Mandato presidencial único de sete anos (reloaded).
Regresso ao tema que abordei aqui, para responder com algum atraso à concordância discordante do Ricardo Vicente. Em boa verdade, concordo com a reserva que o Ricardo levanta ao meu argumento - "se se começa a colocar em causa as eleições sempre que a abstenção é alta, a democracia fica por um fio". E concordo com o argumento "da maior independência do cargo." Mas concordo também com a reserva que o anónimo comentador do post do Ricardo levanta a este argumento: "então porque não se aplica esse argumento às outras eleições, legislativas e autárquicas?"
Concordo, portanto, com muita coisa - sobretudo com o mandato presidencial único de sete anos. Noto, aliás, que a exposição que fiz aqui sobre o porquê dos sete anos - e que acreditava ser original - parece tirada a fotocópia da que o Ricardo redigiu meses antes: é difícil estar mais de acordo do que isto! Aquilo de que eu discordo é da pressuposição, comum ao Ricardo e ao seu anónimo comentador, de que a defesa de um argumento num determinado contexto pressuponha a sua validade noutros contextos. Se eu considero que a elevada abstenção coloca em dúvida a pertinência da reeleição presidencial? Sim. Mas não direi o mesmo de outras eleições. Se eu considero positivo que o mandato único reforce a independência do seu titular? Para o Presidente da República, sem dúvida. Para outros cargos políticos, tenho as maiores dúvidas.

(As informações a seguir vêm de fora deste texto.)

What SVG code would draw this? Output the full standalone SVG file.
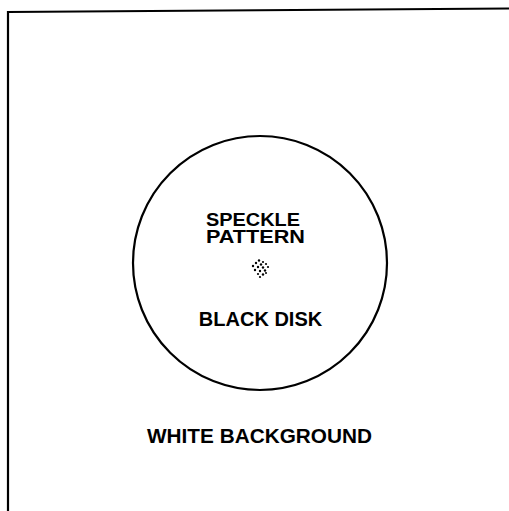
<svg xmlns="http://www.w3.org/2000/svg" width="509" height="511" viewBox="0 0 509 511">
<style>
.frame{fill:none;stroke:#000;stroke-width:2.2}
.lbl{font-family:"Liberation Sans",Arial,sans-serif;font-weight:bold;font-size:20px;fill:#000}
.sm{font-size:19px}
.dot{fill:#000}
</style>
<rect width="509" height="511" fill="#fff"/>
<g id="frame">
<path class="frame" d="M8,511 L8,12 L509,8.5"/>
</g>
<g id="disk">
<circle cx="260" cy="263" r="127" class="frame"/>
<text class="lbl" x="260.5" y="326" text-anchor="middle">BLACK DISK</text>
</g>
<g id="speckle">
<text class="lbl sm" x="206" y="225.5" textLength="94" lengthAdjust="spacingAndGlyphs">SPECKLE</text>
<text class="lbl sm" x="206" y="243" textLength="99" lengthAdjust="spacingAndGlyphs">PATTERN</text>
<g class="dot">
<circle cx="259" cy="260.5" r="1.2"/>
<circle cx="263" cy="262" r="1.1"/>
<circle cx="256" cy="263" r="1.2"/>
<circle cx="261" cy="264.5" r="1.2"/>
<circle cx="266" cy="264" r="1.1"/>
<circle cx="253" cy="266" r="1.2"/>
<circle cx="258" cy="267" r="1.2"/>
<circle cx="263" cy="267.5" r="1.2"/>
<circle cx="268" cy="267" r="1.1"/>
<circle cx="255" cy="270" r="1.2"/>
<circle cx="260" cy="271" r="1.2"/>
<circle cx="265" cy="270.5" r="1.2"/>
<circle cx="258" cy="274" r="1.1"/>
<circle cx="263" cy="274.5" r="1.2"/>
<circle cx="260" cy="277" r="1.1"/>
<circle cx="266" cy="273" r="1"/>
</g>
</g>
<g id="background">
<text class="lbl" x="259.5" y="443" text-anchor="middle" textLength="225" lengthAdjust="spacingAndGlyphs">WHITE BACKGROUND</text>
</g>
</svg>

Parece-me que o que está em causa nesta proposta, que tanto eu como o Ricardo defendemos, não é um princípio geral segundo o qual as eleições devem ser muito participadas ou os eleitos muito independentes. O que está em causa, do meu ponto de vista, é aprender com a experiência. Se em 35 anos de democracia, o povo português nunca deixou de reeleger um Presidente recandidato, talvez haja uma ilação a retirar. Se em 35 anos de democracia, as campanhas de reeleição foram sempre menos participadas e mais sujas do que as campanhas de eleição inicial do Presidente, talvez haja uma ilação a retirar. Se em 35 anos de democracia, os segundos mandatos presidenciais foram sempre exercidos com maior liberdade, talvez haja uma ilação a retirar. A ilação que eu retiro é que um mandato único pouparia o povo a pronunciar-se de novo sobre uma questão já decidida, e pouparia o país a uma alternância entre mandatos presidenciais limitados e mandatos presidenciais activistas.
Quer isto dizer, como sugere aqui a Helena Matos, que quem defende esta alteração constitucional deseje uma "presidencialização do regime"? Não é de todo o meu caso, tal como não me identifico com os "enfastiados" da reeleição de Cavaco Silva, supostamente grandes defensores do mandato presidencial único. Simplesmente prefiro que a variação do activismo no exercício dos poderes presidenciais dependa do livre entendimento do Presidente - tal como sufragado pelos eleitores - mais do que do facto de ele ir no seu primeiro ou segundo mandato. O que tornaria o regime mais estável e previsível, sem dúvida, mas nem mais nem menos presidencial do que o que é hoje.